Starbucks Executive Chairman Howard Schultz was a Xerox salesman.
After graduating from Northern Michigan University, Schultz worked as a salesman for Xerox. His success there led a Swedish company named Hammerplast that made coffeemakers to recruit him at age 26.
While working for that company, he encountered the first Starbucks outlets in Seattle, and went on to join the company at age 29.
On his job at Xerox, Schultz writes :
“I learned more there than in college about the worlds of work and business. They trained me in sales, marketing, and presentation skills, and I walked out with a healthy sense of self-esteem. Xerox was a blue-chip pedigree company, and I got a lot of respect when I told others who my employer was … But I can’t say I ever developed a passion for word processors.”
America’s first lady of talk shows Oprah Winfrey was co-hosting a local talk show in Baltimore.

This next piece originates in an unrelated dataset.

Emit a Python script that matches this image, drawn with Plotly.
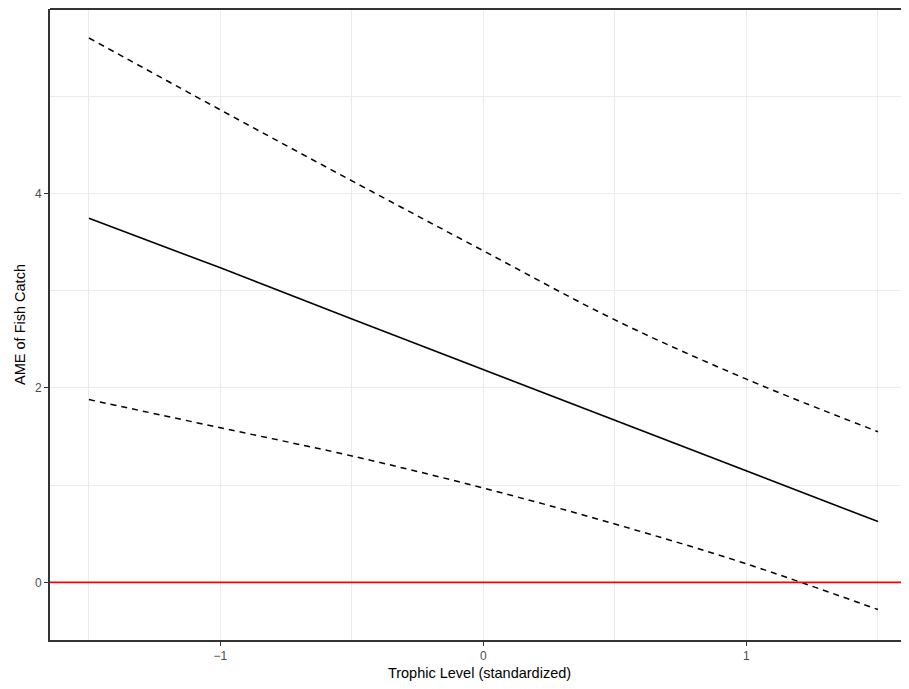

According to the Huffington Post, Winfrey was fired from the 6 p.m. news slot at Baltimore’s WJZ-TV in 1977 at age 23.
In 1978, a 24-year-old Winfrey was recruited to co-host WJZ’s local talk show “People Are Talking.” While there, she also hosted the local version of “Dialing for Dollars.”
Winfrey remained in Baltimore throughout her mid- and late-20s, until moving to Chicago in 1983 to host “A.M. Chicago” for WLS-TV.
Google Executive Chairman Eric Schmidt was building a deep background in computer science.
Schmidt spent six years as a graduate student at UC Berkeley, earning a master’s and Ph.D. by age 27 for his early work in networking computers and managing distributed software development.
He spent those summers working at the famed Xerox PARC labs, which helped create the computer workstation as we know it. There, he met the founder of Sun Microsystems, where he had his first corporate job.
In his early years as a programmer, “all of us never slept at night because computers were faster at night.”